Segundo notícia do ECO, o governo norte-americano enviou cartas às empresas portuguesas que lhe fornecem bens e serviços, informando-as de que devem abandonar os seus programas de diversidade, equidade e inclusão (DEI), de acordo com a ordem executiva assinada em janeiro por Donald Trump.
O envio das cartas foi confirmado ao ECO pela embaixada dos EUA em Lisboa e, segundo a imprensa internacional, foram enviadas cartas semelhantes a empresas de outros países da União Europeia, como França e Bélgica. No entanto, a embaixada não especifica ao ECO quantas cartas foram enviadas, nem revela quais as empresas visadas.
Questionada sobre as sanções que serão aplicadas caso as empresas não cumpram a ordem executiva, a embaixada dos EUA em Lisboa disse ao ECO que não serão feitos quaisquer controlos, para além de pedir aos contratantes que autocertifiquem o cumprimento das regras em causa.
"A embaixada dos EUA em Portugal está a realizar uma revisão global padrão dos contratos, que se aplica a todos os fornecedores e beneficiários de subsídios do governo dos EUA. Este processo inclui um pedido de certificação para garantir o cumprimento das leis anti-discriminação dos EUA", disse fonte oficial da embaixada ao ECO.

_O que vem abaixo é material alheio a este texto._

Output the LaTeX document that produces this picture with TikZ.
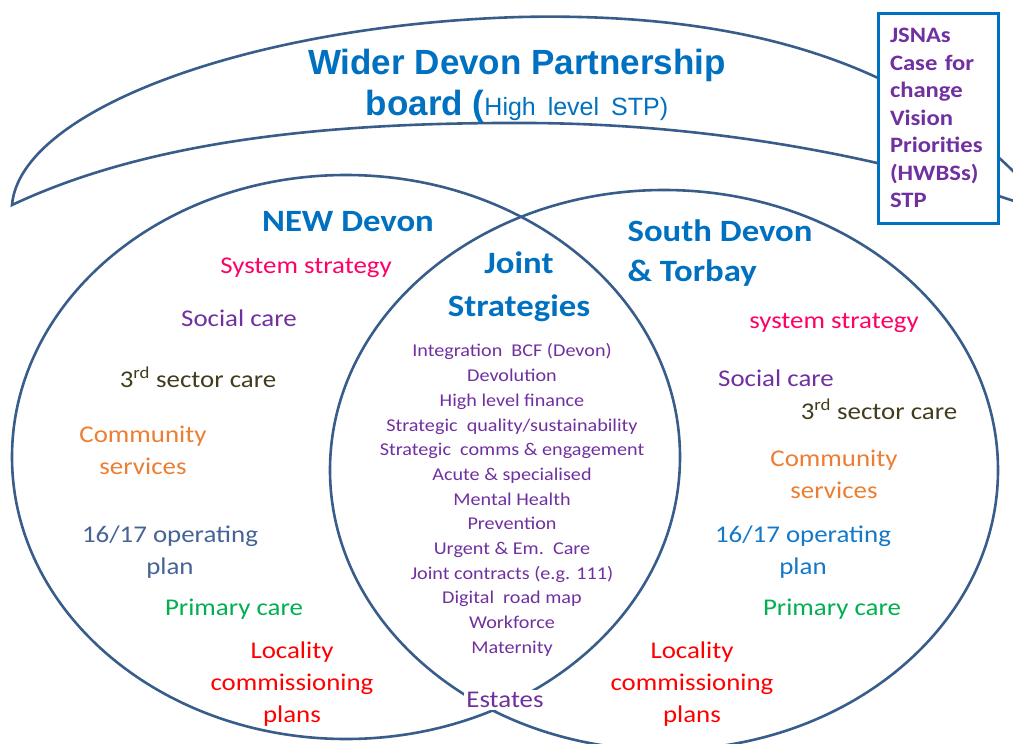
\documentclass[tikz,border=0pt]{standalone}
\usepackage{fontspec}
\setmainfont{Carlito}[FakeStretch=1.12]
\newfontfamily\arialfont{Liberation Sans}
\usetikzlibrary{shapes.geometric, positioning}
\definecolor{outline}{RGB}{56,93,138}
\definecolor{headblue}{RGB}{0,112,192}
\definecolor{stratpink}{RGB}{255,0,102}
\definecolor{socpurple}{RGB}{112,48,160}
\definecolor{sectorbrown}{RGB}{66,60,28}
\definecolor{commorange}{RGB}{237,125,49}
\definecolor{opblue}{RGB}{68,100,150}
\definecolor{opbright}{RGB}{20,120,200}
\definecolor{primgreen}{RGB}{0,176,80}
\definecolor{localred}{RGB}{255,0,0}
\tikzset{
  area/.style={ellipse, draw=outline, line width=2.6pt, inner sep=0pt},
  head/.style={text=headblue, font=\fontsize{31}{40}\selectfont\bfseries,
               align=center, inner sep=0pt},
  item/.style={font=\fontsize{24}{32}\selectfont, align=center, inner sep=0pt},
  jointitem/.style={text=socpurple, font=\fontsize{18}{24.7}\selectfont,
                    align=center, inner sep=0pt},
  notebox/.style={rectangle, draw=headblue, line width=3pt, fill=white,
                  minimum width=120pt, minimum height=210pt, inner xsep=12pt,
                  text width=96pt, align=left, text=socpurple,
                  font=\fontsize{22}{27.5}\selectfont\bfseries},
}

\begin{document}
\begin{tikzpicture}[x=1pt, y=-1pt]
  \useasboundingbox (0,0) rectangle (1013,744);
  \clip (0,0) rectangle (1013,744);

  % Partnership board banner
  \draw[outline, line width=2.6pt, line join=miter]
    (1040,200) .. controls (920,60) and (740,12) .. (520,17)
    .. controls (250,25) and (20,110) .. (12,205)
    .. controls (150,140) and (330,122) .. (530,123)
    .. controls (720,124) and (900,160) .. (1040,210);

  % The two footprints
  \node[area, minimum width=668pt, minimum height=564pt] (newdevon) at (346,457) {};
  \node[area, minimum width=668pt, minimum height=560pt] (southdevon) at (664,470) {};

  % Side note
  \node[notebox] (notes) at (938,118)
    {JSNAs\\Case for\\change\\Vision\\Priorities\\(HWBSs)\\STP};

  % Headings
  \node[text=headblue, align=center, inner sep=0pt,
        font=\arialfont\fontsize{35}{41}\selectfont\bfseries] (board) at (517,86)
    {Wider Devon Partnership\\board ({\mdseries\fontsize{25}{41}\selectfont
     High\hspace{5pt} level\hspace{5pt} STP)}};
  \node[head] (newhead) at (348,222) {NEW Devon};
  \node[head, font=\fontsize{31}{43}\selectfont\bfseries] (jointhead) at (519,287) {Joint\\Strategies};
  \node[head, align=left] (southhead) at (720,253) {South Devon\\\& Torbay};

  % NEW Devon
  \node[item, text=stratpink] (nstrat) at (306,268) {System strategy};
  \node[item, text=socpurple] (nsocial) at (239,318) {Social care};
  \node[item, text=sectorbrown] (nsector) at (198,377) {3\textsuperscript{rd} sector care};
  \node[item, text=commorange] (ncomm) at (143,450) {Community\\services};
  \node[item, text=opblue] (nplan) at (170,552) {16/17 operating\\plan};
  \node[item, text=primgreen] (nprim) at (234,609) {Primary care};
  \node[item, text=localred] (nlocal) at (292,684) {Locality\\commissioning\\plans};

  % South Devon & Torbay
  \node[item, text=stratpink] (sstrat) at (834,323) {system strategy};
  \node[item, text=socpurple] (ssocial) at (776,378) {Social care};
  \node[item, text=sectorbrown] (ssector) at (879,409) {3\textsuperscript{rd} sector care};
  \node[item, text=commorange] (scomm) at (834,474) {Community\\services};
  \node[item, text=opbright] (splan) at (803,552) {16/17 operating\\plan};
  \node[item, text=primgreen] (sprim) at (832,609) {Primary care};
  \node[item, text=localred] (slocal) at (692,684) {Locality\\commissioning\\plans};

  % Joint strategies
  \node[jointitem] (jointlist) at (512,500)
    {Integration\ \ BCF (Devon)\\Devolution\\High level finance\\
     Strategic\ \ quality/sustainability\\Strategic\ \ comms \& engagement\\
     Acute \& specialised\\Mental Health\\Prevention\\Urgent \& Em.\ \ Care\\
     Joint contracts (e.g. 111)\\Digital\ \ road map\\Workforce\\Maternity};
  \node[item, text=socpurple, fill=white, inner sep=2pt] (estates) at (505,700) {Estates};
\end{tikzpicture}
\end{document}
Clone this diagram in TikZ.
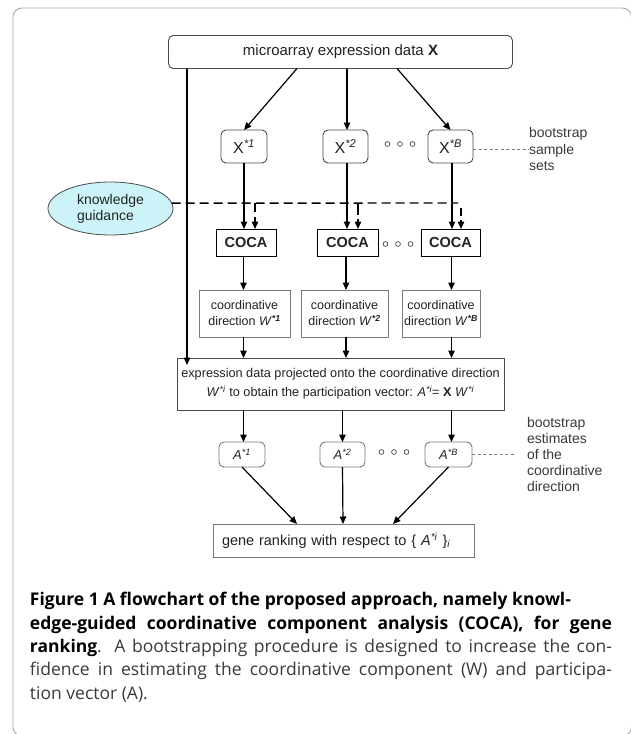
\documentclass[tikz,border=0pt]{standalone}
\usepackage{fontspec}
\setmainfont{Liberation Sans}
\newfontfamily\capfont{Open Sans}
\usetikzlibrary{arrows.meta,shapes.geometric,calc}
\definecolor{kgfill}{HTML}{CCF4F8}
\definecolor{framegray}{HTML}{A8A8A8}
\definecolor{boxgray}{HTML}{7A7A7A}
\definecolor{boxdark}{HTML}{4A4A4A}
\definecolor{captxt}{HTML}{3A3A3A}
\definecolor{dgtxt}{HTML}{222222}
\begin{document}
\begin{tikzpicture}[x=1pt,y=-1pt,
  every node/.style={inner sep=0pt, outer sep=0pt, align=center, text=dgtxt},
  arr/.style={-{Triangle[length=7.5pt,width=6.5pt]}, line width=1.2pt, black},
  kgline/.style={line width=1.4pt, black, dash pattern=on 9pt off 5pt},
  dotline/.style={line width=0.7pt, boxgray, dash pattern=on 3pt off 2.5pt},
  rbox/.style={draw=boxdark, line width=0.9pt, rounded corners=5pt},
  sbox/.style={draw=boxgray, line width=0.9pt},
  xbox/.style={rbox, minimum width=45pt, minimum height=33pt, font=\fontsize{16}{18}\selectfont},
  abox/.style={rbox, draw=boxgray, minimum width=46pt, minimum height=25pt, font=\fontsize{13}{15}\selectfont},
  cocabox/.style={draw=black, line width=1pt, minimum height=27pt, font=\fontsize{14.5}{16}\selectfont\bfseries},
  cdbox/.style={sbox, minimum height=47pt, font=\fontsize{12.5}{16}\selectfont},
  sidelabel/.style={align=left, anchor=west, text=captxt, font=\fontsize{14}{16.5}\selectfont},
  capline/.style={anchor=west, font=\capfont\fontsize{17.5}{23}\selectfont},
  ring/.style={draw=boxdark, line width=0.7pt}
]
\useasboundingbox (0,0) rectangle (631,734);
\fill[white] (0,0) rectangle (631,734);
% outer frame
\draw[framegray, line width=0.9pt, rounded corners=9pt] (13,8) rectangle (631.5,736);

% columns
\coordinate (c1) at (243.5,0);
\coordinate (c2) at (346,0);
\coordinate (c3) at (451.5,0);

% nodes
\node[rbox, minimum width=344pt, minimum height=33pt, font=\fontsize{15}{17}\selectfont] (top) at (340.5,52) {microarray expression data \textbf{X}};
\node[xbox, minimum width=46pt] (x1) at (244,146.5) {X\textsuperscript{\textit{*1}}};
\node[xbox] (x2) at (345.5,146.5) {X\textsuperscript{\textit{*2}}};
\node[xbox] (xB) at (450.5,146.5) {X\textsuperscript{\textit{*B}}};
\node[sidelabel] (bss) at (529,149) {bootstrap\\sample\\sets};

\node[ellipse, draw=boxdark, line width=0.8pt, fill=kgfill, minimum width=125pt, minimum height=53pt, font=\fontsize{14}{16}\selectfont, align=left] (kg) at (110.5,208.5) {knowledge\\guidance};

\node[cocabox, minimum width=60pt] (coca1) at (246,242.5) {COCA};
\node[cocabox, minimum width=61pt] (coca2) at (347.5,242.5) {COCA};
\node[cocabox, minimum width=59pt] (coca3) at (450.5,242.5) {COCA};

\node[cdbox, minimum width=91pt] (cd1) at (244.5,313.5) {coordinative\\direction \textit{W}\textsuperscript{\textbf{\textit{*1}}}};
\node[cdbox, minimum width=87pt] (cd2) at (344.5,313.5) {coordinative\\direction \textit{W}\textsuperscript{\textbf{\textit{*2}}}};
\node[cdbox, minimum width=78pt] (cd3) at (441,313.5) {coordinative\\direction \textit{W}\textsuperscript{\textbf{\textit{*B}}}};

\node[draw=boxdark, line width=0.9pt, minimum width=327pt, minimum height=52pt, font=\fontsize{12.7}{19}\selectfont] (proj) at (340.5,384) {expression data projected onto the coordinative direction\\ \textit{W}\textsuperscript{\textit{*i}} to obtain the participation vector: \textit{A}\textsuperscript{\textit{*i}}= \textbf{X} \textit{W}\textsuperscript{\textit{*i}}};

\node[abox] (a1) at (242,454.5) {\textit{A}\textsuperscript{\textit{*1}}};
\node[abox, minimum width=45pt] (a2) at (342.5,454.5) {\textit{A}\textsuperscript{\textit{*2}}};
\node[abox, minimum width=47pt] (aB) at (448.5,454.5) {\textit{A}\textsuperscript{\textit{*B}}};
\node[sidelabel, font=\fontsize{14}{16}\selectfont] (bse) at (527,454) {bootstrap\\estimates\\of the\\coordinative\\direction};

\node[sbox, minimum width=261pt, minimum height=33pt, text width=243pt, align=left, font=\fontsize{14.5}{16}\selectfont] (gene) at (343.5,540.5) {gene ranking with respect to \{ \textit{A}\textsuperscript{\textit{*i}} \}\textsubscript{\textit{i}}};

% dots
\foreach \dx in {-12.5,0,12.5} {
  \draw[ring] ($(400,144)+(\dx,0)$) circle (2.4pt);
  \draw[ring] ($(398,244)+(\dx,0)$) circle (2.4pt);
  \draw[ring] ($(394,452)+(\dx,0)$) circle (2.4pt);
}

% arrows top -> X
\draw[arr] (297,0 |- top.south) -- (x1.north);
\draw[arr] (347,0 |- top.south) -- (347,0 |- x2.north);
\draw[arr] (397,0 |- top.south) -- (xB.north);
% left long arrow
\draw[arr] (187,0 |- top.south) -- ($(proj.north west)+(10,7)$);

% X -> COCA
\draw[arr] (244,0 |- x1.south) -- (244,0 |- coca1.north);
\draw[arr] (347,0 |- x2.south) -- (347,0 |- coca2.north);
\draw[arr] (452,0 |- xB.south) -- (452,0 |- coca3.north);

% knowledge guidance dashed
\coordinate (dend) at (458,203);
\coordinate (d1) at (255,203);
\coordinate (d2) at (358,203);
\coordinate (d3) at (461,208);
\draw[kgline] (kg.5) -- (dend);
\draw[kgline, -{Triangle[length=7.5pt,width=6.5pt]}] (d1) -- (d1 |- coca1.north);
\draw[kgline, dash pattern=on 12pt off 4pt, -{Triangle[length=7.5pt,width=6.5pt]}] (d2) -- (d2 |- coca2.north);
\draw[kgline, dash pattern=on 8pt off 4pt, -{Triangle[length=7.5pt,width=6.5pt]}] (d3) -- (d3 |- coca3.north);

% COCA -> cd
\draw[arr] (c1 |- coca1.south) -- (c1 |- cd1.north);
\draw[arr] (c2 |- coca2.south) -- (c2 |- cd2.north);
\draw[arr] (c3 |- coca3.south) -- (c3 |- cd3.north);
% cd -> proj
\draw[arr] (c1 |- cd1.south) -- (c1 |- proj.north);
\draw[arr] (c2 |- cd2.south) -- (c2 |- proj.north);
\draw[arr] (c3 |- cd3.south) -- (c3 |- proj.north);
% proj -> A
\draw[arr] (c1 |- proj.south) -- (c1 |- a1.north);
\draw[arr] (342.5,0 |- proj.south) -- (a2.north);
\draw[arr] (c3 |- proj.south) -- (c3 |- aB.north);
% A -> gene
\draw[arr] (a1.south) -- (297,0 |- gene.north);
\draw[arr] (a2.south) -- (343,0 |- gene.north);
\draw[arr] (aB.south) -- (393,0 |- gene.north);

% side dotted
\draw[dotline] (xB.east |- bss.west) -- (bss.west);
\draw[dotline] (aB.east) -- (515,0 |- aB.east);

% caption
\node[capline, text=black] (cap1) at (30,601) {\bfseries Figure 1 A flowchart of the proposed approach, namely knowl-};
\node[capline, text=black] (cap2) at (30,624.5) {\makebox[582pt][s]{\bfseries edge-guided coordinative component analysis (COCA), for gene}};
\node[capline, text=captxt] (cap3) at (30,648) {\makebox[582pt][s]{\textbf{\color{black}ranking}. A bootstrapping procedure is designed to increase the con-}};
\node[capline, text=captxt] (cap4) at (30,671) {\makebox[582pt][s]{fidence in estimating the coordinative component (W) and participa-}};
\node[capline, text=captxt] (cap5) at (30,694.5) {tion vector (A).};
\end{tikzpicture}
\end{document}
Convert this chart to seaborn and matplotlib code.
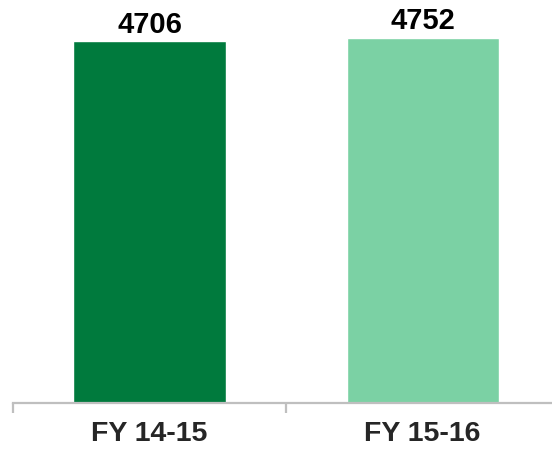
import matplotlib
matplotlib.use("Agg")
import matplotlib.pyplot as plt
import seaborn as sns
import pandas as pd

# Revenue by financial year
years = ["FY 14-15", "FY 15-16"]
values = [4706, 4752]
colors = ["#007A3D", "#7BD1A4"]

sns.set_style("white")
plt.rcParams["font.family"] = ["Liberation Sans", "DejaVu Sans"]

df = pd.DataFrame({"year": years, "value": values})

fig = plt.figure(figsize=(5.52, 4.51), dpi=100)
ax = fig.add_axes([13 / 552, 48 / 451, 1 - 13 / 552, 403 / 451])

sns.barplot(data=df, x="year", y="value", hue="year", palette=colors,
            width=0.557, saturation=1, legend=False, ax=ax)

ax.set_ylim(0, 5240)
ax.set_xlim(-0.5, 1.474)

for i, v in enumerate(values):
    ax.annotate(f"{v}", xy=(i, v), xytext=(0, 5.8), textcoords="offset points",
                ha="center", va="baseline", fontsize=21, fontweight="bold",
                color="black")

for side in ["top", "right", "left"]:
    ax.spines[side].set_visible(False)
ax.spines["bottom"].set_color("#BFBFBF")
ax.spines["bottom"].set_linewidth(1.6)

ax.set_yticks([])
ax.set_xlabel("")
ax.set_ylabel("")
ax.set_xticks([0, 1])
ax.set_xticklabels(years, fontsize=20.5, fontweight="bold")
ax.tick_params(axis="x", which="major", length=0, pad=13, bottom=True)
ax.set_xticks([-0.5, 0.5], minor=True)
ax.tick_params(axis="x", which="minor", length=7, width=1.6, color="#BFBFBF",
               direction="out", bottom=True)

fig.savefig("out.png", dpi=100)
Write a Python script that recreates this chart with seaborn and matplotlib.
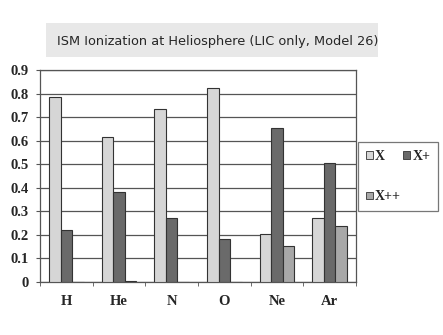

O documento assinado por Donald Trump defende que estes programas DEI enfraquecem a "unidade nacional" dos Estados Unidos, uma vez que "negam, desacreditam e minam os valores tradicionais americanos de trabalho árduo, excelência e realização individual", favorecendo um sistema "corrosivo" baseado na identidade. Por outras palavras, para Trump, qualquer programa que promova a diversidade, a equidade e a inclusão entra em conflito com a meritocracia e é, portanto, uma forma de discriminação.
Contratos
Existem essencialmente três blocos. O primeiro diz respeito aos serviços prestados à própria embaixada dos EUA em Lisboa, que naturalmente compra localmente. Aqui há de tudo, desde os serviços de telecomunicações da Vodafone aos trabalhos de jardinagem ou o seguro de saúde da Allianz, bem como os serviços de apoio jurídico da CMS.
Um segundo grande bloco são os contratos nos Açores, relacionados com a presença da Base das Lajes, com vários fornecedores locais, como seguranças, pessoal de limpeza, serviços de transporte e até uma agência funerária. Mas também a Galp Açores, que vende combustível à base.
E há um terceiro bloco, mais geral, que inclui, por exemplo, a relação contratual entre a Fidelidade e a Força Aérea Americana, baseada na cobertura de seguros. Ou a prestação de serviços da Meo à Defence Information Systems Agency (DISA) ou, antes disso, à Força Aérea.
Em teoria, os Estados Unidos não têm o direito de obrigar as empresas da UE a pôr termo aos seus programas de diversidade, equidade e inclusão.
Mas na prática, e uma vez que se trata de "determinar as condições em que é possível as empresas fornecerem bens ou serviços à administração norte-americana", podem impor regras. Quem o explicou ao ECO foi José Luís Cruz Vilaça, sócio responsável pela área de prática de Direito da União Europeia, Concorrência e Investimento Estrangeiro das Antas da Cunha Ecija. "Se não cumprir as regras, não será aceite como fornecedor", sublinha o advogado.
Fornecedores portugueses
O ECO questionou várias empresas portuguesas com contratos com o governo norte-americano, mas parece haver um manto de silêncio em torno desta questão.
Os registos do Federal Procurement Data System, onde constam os contratos celebrados entre entidades públicas norte-americanas e qualquer prestador de serviços, revelam que entre as empresas com contratos aí registados, só no último ano, estão organizações como a Vodafone Portugal, a Fidelidade, uma empresa da Mota-Engil, uma empresa da Galp, a Caetano Automotive, os CTT, a Allianz Portugal, a MEO ou a sociedade de advogados Rui Pena, Arnaut & Associados (agora CMS Portugal).
O ECO perguntou a estas e outras organizações se tinham recebido a carta enviada pela embaixada dos EUA e o que iam fazer em relação ao assunto. A esmagadora maioria das empresas simplesmente não respondeu, e algumas afirmaram mesmo não ter recebido qualquer comunicação.